Directive »
Nothing outside the range from the line with "Recreate this image" to the line with "406828, 407661, 410206];" belongs in the copy, and no pictures do either; repeat that range exactly.

Stored entries
:::
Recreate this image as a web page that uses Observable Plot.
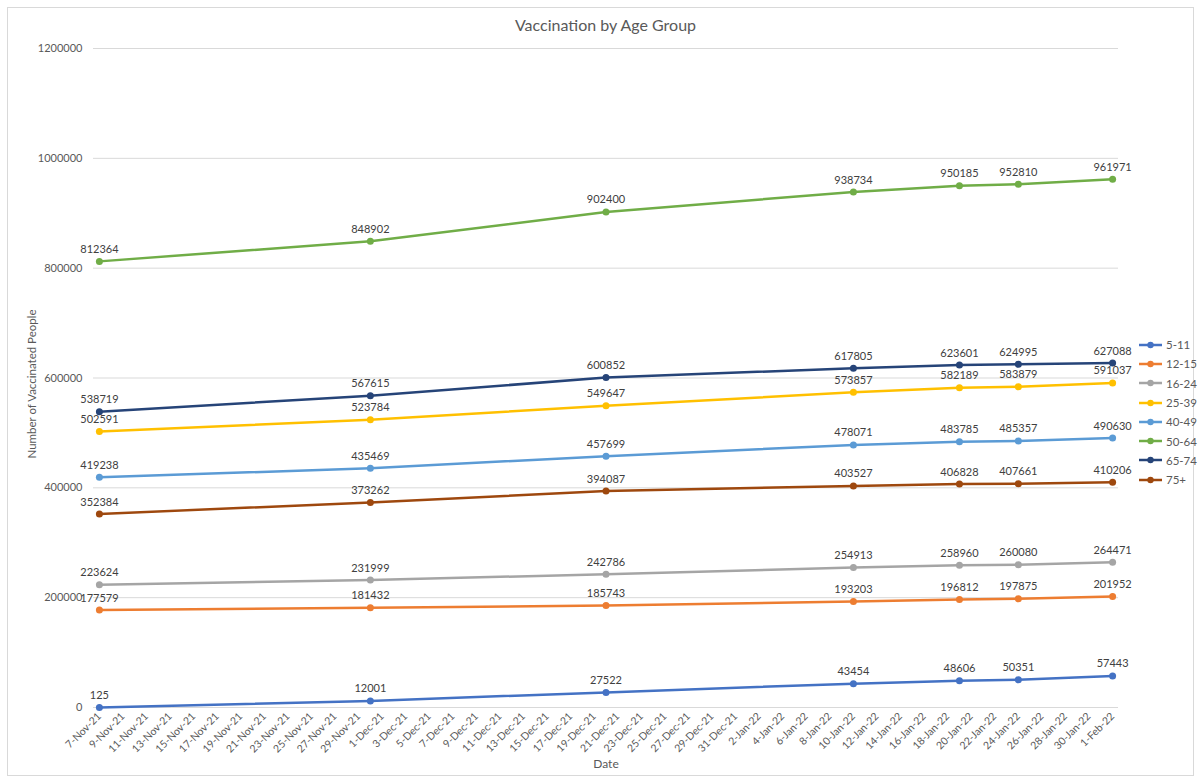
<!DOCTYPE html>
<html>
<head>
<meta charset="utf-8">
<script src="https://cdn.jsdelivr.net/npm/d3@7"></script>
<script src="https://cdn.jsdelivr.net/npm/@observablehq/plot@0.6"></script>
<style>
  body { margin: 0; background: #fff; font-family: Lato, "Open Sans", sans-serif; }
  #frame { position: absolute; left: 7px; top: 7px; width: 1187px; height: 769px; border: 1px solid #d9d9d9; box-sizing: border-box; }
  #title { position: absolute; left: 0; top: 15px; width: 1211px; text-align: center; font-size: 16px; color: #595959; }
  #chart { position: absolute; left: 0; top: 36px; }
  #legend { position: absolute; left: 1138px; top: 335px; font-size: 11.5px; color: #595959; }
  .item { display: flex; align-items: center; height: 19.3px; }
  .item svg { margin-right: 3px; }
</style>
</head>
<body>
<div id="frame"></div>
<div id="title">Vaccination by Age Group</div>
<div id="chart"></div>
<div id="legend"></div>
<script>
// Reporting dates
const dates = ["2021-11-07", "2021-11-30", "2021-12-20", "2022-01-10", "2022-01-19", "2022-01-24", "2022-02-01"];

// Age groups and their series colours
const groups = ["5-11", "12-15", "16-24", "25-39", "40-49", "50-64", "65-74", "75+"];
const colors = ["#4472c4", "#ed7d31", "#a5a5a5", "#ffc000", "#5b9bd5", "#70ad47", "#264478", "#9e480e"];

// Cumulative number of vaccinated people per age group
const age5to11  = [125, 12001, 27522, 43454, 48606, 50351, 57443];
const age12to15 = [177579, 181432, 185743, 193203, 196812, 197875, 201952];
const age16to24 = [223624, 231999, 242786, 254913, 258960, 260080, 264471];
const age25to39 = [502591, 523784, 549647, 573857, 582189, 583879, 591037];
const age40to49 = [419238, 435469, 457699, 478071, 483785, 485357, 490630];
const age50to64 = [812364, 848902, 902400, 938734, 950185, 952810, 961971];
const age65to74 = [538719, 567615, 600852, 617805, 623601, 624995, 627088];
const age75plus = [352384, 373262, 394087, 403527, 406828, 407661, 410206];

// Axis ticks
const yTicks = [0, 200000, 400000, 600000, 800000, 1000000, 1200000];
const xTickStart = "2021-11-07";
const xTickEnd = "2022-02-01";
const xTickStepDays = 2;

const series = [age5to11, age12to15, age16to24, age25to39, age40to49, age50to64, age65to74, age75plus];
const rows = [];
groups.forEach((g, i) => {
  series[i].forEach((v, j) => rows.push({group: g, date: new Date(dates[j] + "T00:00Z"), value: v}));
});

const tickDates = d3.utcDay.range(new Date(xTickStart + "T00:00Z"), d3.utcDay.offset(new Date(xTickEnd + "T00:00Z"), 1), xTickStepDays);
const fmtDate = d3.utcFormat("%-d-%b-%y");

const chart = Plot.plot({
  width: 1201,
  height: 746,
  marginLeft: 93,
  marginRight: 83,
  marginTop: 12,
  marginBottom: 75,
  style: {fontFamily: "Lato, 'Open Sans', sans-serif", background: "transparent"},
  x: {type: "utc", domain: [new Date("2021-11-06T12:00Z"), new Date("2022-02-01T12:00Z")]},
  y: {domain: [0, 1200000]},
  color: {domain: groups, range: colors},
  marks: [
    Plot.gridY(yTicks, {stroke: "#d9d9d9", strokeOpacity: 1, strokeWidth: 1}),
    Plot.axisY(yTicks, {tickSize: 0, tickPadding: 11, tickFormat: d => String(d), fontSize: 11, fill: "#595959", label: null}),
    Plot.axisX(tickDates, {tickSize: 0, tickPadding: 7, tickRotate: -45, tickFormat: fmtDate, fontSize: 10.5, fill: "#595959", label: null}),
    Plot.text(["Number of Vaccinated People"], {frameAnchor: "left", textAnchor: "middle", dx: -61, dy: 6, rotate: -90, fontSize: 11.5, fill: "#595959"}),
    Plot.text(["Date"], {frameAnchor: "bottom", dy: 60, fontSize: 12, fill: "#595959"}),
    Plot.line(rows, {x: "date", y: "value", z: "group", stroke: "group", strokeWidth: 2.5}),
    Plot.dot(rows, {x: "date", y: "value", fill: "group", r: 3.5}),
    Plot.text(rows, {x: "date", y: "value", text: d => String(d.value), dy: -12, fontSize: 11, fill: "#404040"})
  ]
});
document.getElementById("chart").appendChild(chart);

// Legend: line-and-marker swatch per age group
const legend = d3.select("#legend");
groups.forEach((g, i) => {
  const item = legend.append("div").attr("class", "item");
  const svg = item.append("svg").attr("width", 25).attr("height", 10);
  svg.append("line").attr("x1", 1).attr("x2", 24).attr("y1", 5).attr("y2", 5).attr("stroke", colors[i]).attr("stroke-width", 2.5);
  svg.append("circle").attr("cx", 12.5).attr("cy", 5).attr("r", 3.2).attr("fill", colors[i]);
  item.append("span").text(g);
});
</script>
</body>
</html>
:::
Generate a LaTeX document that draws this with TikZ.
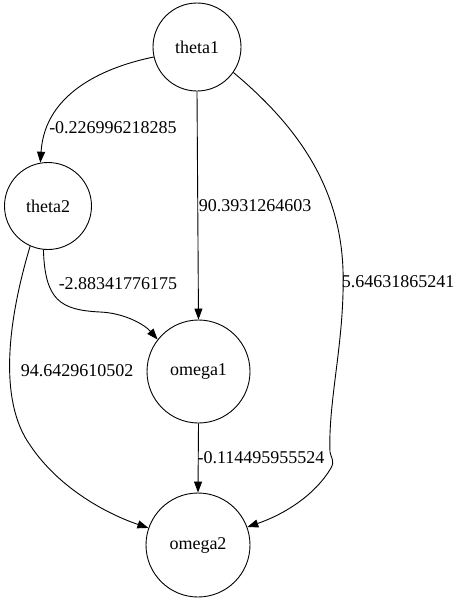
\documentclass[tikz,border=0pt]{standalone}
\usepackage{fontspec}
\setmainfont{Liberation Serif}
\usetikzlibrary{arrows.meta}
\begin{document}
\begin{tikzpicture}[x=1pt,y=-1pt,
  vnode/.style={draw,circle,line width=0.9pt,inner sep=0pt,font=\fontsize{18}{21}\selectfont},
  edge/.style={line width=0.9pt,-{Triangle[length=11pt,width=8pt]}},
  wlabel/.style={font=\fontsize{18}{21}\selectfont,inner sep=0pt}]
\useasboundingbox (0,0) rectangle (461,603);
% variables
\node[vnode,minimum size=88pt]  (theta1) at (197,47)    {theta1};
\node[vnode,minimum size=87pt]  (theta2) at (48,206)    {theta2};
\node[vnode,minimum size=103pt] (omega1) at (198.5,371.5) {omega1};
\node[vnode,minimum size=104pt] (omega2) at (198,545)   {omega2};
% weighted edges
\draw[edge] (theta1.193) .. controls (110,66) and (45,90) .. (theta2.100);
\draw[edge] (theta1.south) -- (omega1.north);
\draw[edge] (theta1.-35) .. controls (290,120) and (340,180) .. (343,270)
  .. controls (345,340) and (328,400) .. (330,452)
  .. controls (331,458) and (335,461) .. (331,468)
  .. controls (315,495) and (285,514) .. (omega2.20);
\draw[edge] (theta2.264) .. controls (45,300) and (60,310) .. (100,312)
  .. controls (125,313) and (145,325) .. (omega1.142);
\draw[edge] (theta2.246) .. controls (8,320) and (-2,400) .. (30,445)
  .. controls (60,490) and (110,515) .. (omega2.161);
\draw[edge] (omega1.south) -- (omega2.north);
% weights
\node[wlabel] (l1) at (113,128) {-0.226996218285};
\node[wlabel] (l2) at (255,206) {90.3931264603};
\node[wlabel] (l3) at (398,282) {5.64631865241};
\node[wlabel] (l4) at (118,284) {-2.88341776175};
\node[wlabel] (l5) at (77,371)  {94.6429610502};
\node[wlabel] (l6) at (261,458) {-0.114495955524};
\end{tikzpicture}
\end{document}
:::
Task answer »
Recreate this image as a web page that uses Observable Plot.
<!DOCTYPE html>
<html>
<head>
<meta charset="utf-8">
<script src="https://cdn.jsdelivr.net/npm/d3@7"></script>
<script src="https://cdn.jsdelivr.net/npm/@observablehq/plot@0.6"></script>
<style>
  body { margin: 0; background: #fff; font-family: Lato, "Open Sans", sans-serif; }
  #frame { position: absolute; left: 7px; top: 7px; width: 1187px; height: 769px; border: 1px solid #d9d9d9; box-sizing: border-box; }
  #title { position: absolute; left: 0; top: 15px; width: 1211px; text-align: center; font-size: 16px; color: #595959; }
  #chart { position: absolute; left: 0; top: 36px; }
  #legend { position: absolute; left: 1138px; top: 335px; font-size: 11.5px; color: #595959; }
  .item { display: flex; align-items: center; height: 19.3px; }
  .item svg { margin-right: 3px; }
</style>
</head>
<body>
<div id="frame"></div>
<div id="title">Vaccination by Age Group</div>
<div id="chart"></div>
<div id="legend"></div>
<script>
// Reporting dates
const dates = ["2021-11-07", "2021-11-30", "2021-12-20", "2022-01-10", "2022-01-19", "2022-01-24", "2022-02-01"];

// Age groups and their series colours
const groups = ["5-11", "12-15", "16-24", "25-39", "40-49", "50-64", "65-74", "75+"];
const colors = ["#4472c4", "#ed7d31", "#a5a5a5", "#ffc000", "#5b9bd5", "#70ad47", "#264478", "#9e480e"];

// Cumulative number of vaccinated people per age group
const age5to11  = [125, 12001, 27522, 43454, 48606, 50351, 57443];
const age12to15 = [177579, 181432, 185743, 193203, 196812, 197875, 201952];
const age16to24 = [223624, 231999, 242786, 254913, 258960, 260080, 264471];
const age25to39 = [502591, 523784, 549647, 573857, 582189, 583879, 591037];
const age40to49 = [419238, 435469, 457699, 478071, 483785, 485357, 490630];
const age50to64 = [812364, 848902, 902400, 938734, 950185, 952810, 961971];
const age65to74 = [538719, 567615, 600852, 617805, 623601, 624995, 627088];
const age75plus = [352384, 373262, 394087, 403527, 406828, 407661, 410206];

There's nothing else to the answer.